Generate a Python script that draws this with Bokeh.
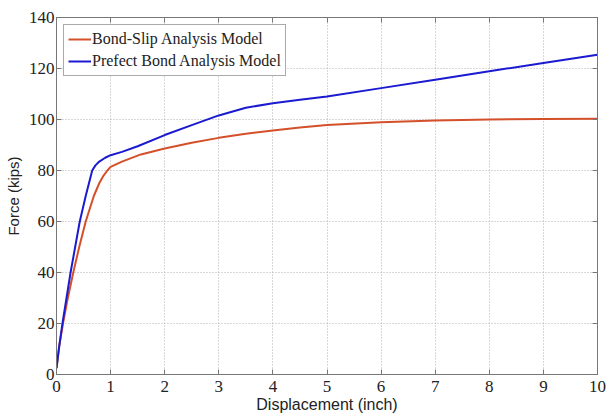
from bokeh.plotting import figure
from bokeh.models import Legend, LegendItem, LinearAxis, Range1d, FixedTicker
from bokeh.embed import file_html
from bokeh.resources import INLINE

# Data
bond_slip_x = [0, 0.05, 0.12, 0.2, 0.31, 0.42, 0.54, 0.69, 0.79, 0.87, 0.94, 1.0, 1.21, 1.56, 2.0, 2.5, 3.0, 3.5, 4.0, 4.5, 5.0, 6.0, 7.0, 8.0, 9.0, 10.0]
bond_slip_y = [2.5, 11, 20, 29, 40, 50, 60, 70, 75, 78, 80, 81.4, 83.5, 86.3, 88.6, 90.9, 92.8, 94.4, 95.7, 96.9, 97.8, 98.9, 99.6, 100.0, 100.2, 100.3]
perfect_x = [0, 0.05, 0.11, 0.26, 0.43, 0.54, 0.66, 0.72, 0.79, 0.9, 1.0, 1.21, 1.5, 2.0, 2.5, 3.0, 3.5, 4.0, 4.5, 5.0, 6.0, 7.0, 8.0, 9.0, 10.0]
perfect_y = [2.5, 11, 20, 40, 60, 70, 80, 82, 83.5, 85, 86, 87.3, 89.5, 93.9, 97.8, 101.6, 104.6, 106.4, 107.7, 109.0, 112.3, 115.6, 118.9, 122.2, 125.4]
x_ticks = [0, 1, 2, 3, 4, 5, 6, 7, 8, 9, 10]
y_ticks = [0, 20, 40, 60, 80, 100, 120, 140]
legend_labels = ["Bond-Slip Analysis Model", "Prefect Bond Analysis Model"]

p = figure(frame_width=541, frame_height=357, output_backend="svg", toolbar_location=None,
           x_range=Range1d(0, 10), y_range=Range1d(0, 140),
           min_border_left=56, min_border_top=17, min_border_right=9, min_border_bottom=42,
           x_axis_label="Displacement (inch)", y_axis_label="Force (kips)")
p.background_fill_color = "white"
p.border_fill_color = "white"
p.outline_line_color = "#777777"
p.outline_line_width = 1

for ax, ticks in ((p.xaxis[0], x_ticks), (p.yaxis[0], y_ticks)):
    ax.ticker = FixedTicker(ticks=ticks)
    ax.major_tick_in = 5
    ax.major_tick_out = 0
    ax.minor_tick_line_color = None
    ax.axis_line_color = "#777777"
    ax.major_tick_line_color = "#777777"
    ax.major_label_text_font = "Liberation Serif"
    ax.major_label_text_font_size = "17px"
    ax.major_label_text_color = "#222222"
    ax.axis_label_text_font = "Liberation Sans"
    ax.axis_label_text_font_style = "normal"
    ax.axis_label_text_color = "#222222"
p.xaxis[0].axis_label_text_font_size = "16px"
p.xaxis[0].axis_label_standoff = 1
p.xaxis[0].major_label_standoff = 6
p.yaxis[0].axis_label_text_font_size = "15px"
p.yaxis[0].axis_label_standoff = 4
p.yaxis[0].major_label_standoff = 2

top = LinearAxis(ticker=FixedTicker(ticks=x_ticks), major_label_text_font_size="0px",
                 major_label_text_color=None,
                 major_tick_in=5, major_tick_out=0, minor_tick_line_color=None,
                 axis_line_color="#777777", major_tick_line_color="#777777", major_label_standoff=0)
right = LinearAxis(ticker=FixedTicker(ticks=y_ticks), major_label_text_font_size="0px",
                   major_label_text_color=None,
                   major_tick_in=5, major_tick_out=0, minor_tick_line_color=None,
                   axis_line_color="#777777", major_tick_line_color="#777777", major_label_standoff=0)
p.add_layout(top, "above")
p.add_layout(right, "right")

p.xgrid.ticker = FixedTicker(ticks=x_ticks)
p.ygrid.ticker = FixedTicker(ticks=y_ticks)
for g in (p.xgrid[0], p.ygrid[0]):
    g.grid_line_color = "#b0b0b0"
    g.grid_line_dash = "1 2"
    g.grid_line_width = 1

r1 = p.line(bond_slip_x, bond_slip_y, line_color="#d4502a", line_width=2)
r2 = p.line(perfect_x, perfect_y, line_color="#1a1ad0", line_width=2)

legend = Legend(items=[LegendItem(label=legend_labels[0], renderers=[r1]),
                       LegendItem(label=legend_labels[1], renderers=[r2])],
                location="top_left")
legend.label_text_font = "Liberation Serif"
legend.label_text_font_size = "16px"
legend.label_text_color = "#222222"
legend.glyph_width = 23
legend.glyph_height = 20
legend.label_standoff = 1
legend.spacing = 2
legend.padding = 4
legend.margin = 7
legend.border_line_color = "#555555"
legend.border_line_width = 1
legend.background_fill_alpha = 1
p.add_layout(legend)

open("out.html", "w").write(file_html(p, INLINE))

:::

• EXERCISE: Reproduce all of the data exactly, omitting each picture it holds.

• REPLY:
Generate a Python script that draws this with Bokeh.
from bokeh.plotting import figure
from bokeh.models import Legend, LegendItem, LinearAxis, Range1d, FixedTicker
from bokeh.embed import file_html
from bokeh.resources import INLINE

# Data
bond_slip_x = [0, 0.05, 0.12, 0.2, 0.31, 0.42, 0.54, 0.69, 0.79, 0.87, 0.94, 1.0, 1.21, 1.56, 2.0, 2.5, 3.0, 3.5, 4.0, 4.5, 5.0, 6.0, 7.0, 8.0, 9.0, 10.0]
bond_slip_y = [2.5, 11, 20, 29, 40, 50, 60, 70, 75, 78, 80, 81.4, 83.5, 86.3, 88.6, 90.9, 92.8, 94.4, 95.7, 96.9, 97.8, 98.9, 99.6, 100.0, 100.2, 100.3]
perfect_x = [0, 0.05, 0.11, 0.26, 0.43, 0.54, 0.66, 0.72, 0.79, 0.9, 1.0, 1.21, 1.5, 2.0, 2.5, 3.0, 3.5, 4.0, 4.5, 5.0, 6.0, 7.0, 8.0, 9.0, 10.0]
perfect_y = [2.5, 11, 20, 40, 60, 70, 80, 82, 83.5, 85, 86, 87.3, 89.5, 93.9, 97.8, 101.6, 104.6, 106.4, 107.7, 109.0, 112.3, 115.6, 118.9, 122.2, 125.4]
x_ticks = [0, 1, 2, 3, 4, 5, 6, 7, 8, 9, 10]
y_ticks = [0, 20, 40, 60, 80, 100, 120, 140]
legend_labels = ["Bond-Slip Analysis Model", "Prefect Bond Analysis Model"]

p = figure(frame_width=541, frame_height=357, output_backend="svg", toolbar_location=None,
           x_range=Range1d(0, 10), y_range=Range1d(0, 140),
           min_border_left=56, min_border_top=17, min_border_right=9, min_border_bottom=42,
           x_axis_label="Displacement (inch)", y_axis_label="Force (kips)")
p.background_fill_color = "white"
p.border_fill_color = "white"
p.outline_line_color = "#777777"
p.outline_line_width = 1

for ax, ticks in ((p.xaxis[0], x_ticks), (p.yaxis[0], y_ticks)):
    ax.ticker = FixedTicker(ticks=ticks)
    ax.major_tick_in = 5
    ax.major_tick_out = 0
    ax.minor_tick_line_color = None
    ax.axis_line_color = "#777777"
    ax.major_tick_line_color = "#777777"
    ax.major_label_text_font = "Liberation Serif"
    ax.major_label_text_font_size = "17px"
    ax.major_label_text_color = "#222222"
    ax.axis_label_text_font = "Liberation Sans"
    ax.axis_label_text_font_style = "normal"
    ax.axis_label_text_color = "#222222"
p.xaxis[0].axis_label_text_font_size = "16px"
p.xaxis[0].axis_label_standoff = 1
p.xaxis[0].major_label_standoff = 6
p.yaxis[0].axis_label_text_font_size = "15px"
p.yaxis[0].axis_label_standoff = 4
p.yaxis[0].major_label_standoff = 2

top = LinearAxis(ticker=FixedTicker(ticks=x_ticks), major_label_text_font_size="0px",
                 major_label_text_color=None,
                 major_tick_in=5, major_tick_out=0, minor_tick_line_color=None,
                 axis_line_color="#777777", major_tick_line_color="#777777", major_label_standoff=0)
right = LinearAxis(ticker=FixedTicker(ticks=y_ticks), major_label_text_font_size="0px",
                   major_label_text_color=None,
                   major_tick_in=5, major_tick_out=0, minor_tick_line_color=None,
                   axis_line_color="#777777", major_tick_line_color="#777777", major_label_standoff=0)
p.add_layout(top, "above")
p.add_layout(right, "right")

p.xgrid.ticker = FixedTicker(ticks=x_ticks)
p.ygrid.ticker = FixedTicker(ticks=y_ticks)
for g in (p.xgrid[0], p.ygrid[0]):
    g.grid_line_color = "#b0b0b0"
    g.grid_line_dash = "1 2"
    g.grid_line_width = 1

r1 = p.line(bond_slip_x, bond_slip_y, line_color="#d4502a", line_width=2)
r2 = p.line(perfect_x, perfect_y, line_color="#1a1ad0", line_width=2)

legend = Legend(items=[LegendItem(label=legend_labels[0], renderers=[r1]),
                       LegendItem(label=legend_labels[1], renderers=[r2])],
                location="top_left")
legend.label_text_font = "Liberation Serif"
legend.label_text_font_size = "16px"
legend.label_text_color = "#222222"
legend.glyph_width = 23
legend.glyph_height = 20
legend.label_standoff = 1
legend.spacing = 2
legend.padding = 4
legend.margin = 7
legend.border_line_color = "#555555"
legend.border_line_width = 1
legend.background_fill_alpha = 1
p.add_layout(legend)

open("out.html", "w").write(file_html(p, INLINE))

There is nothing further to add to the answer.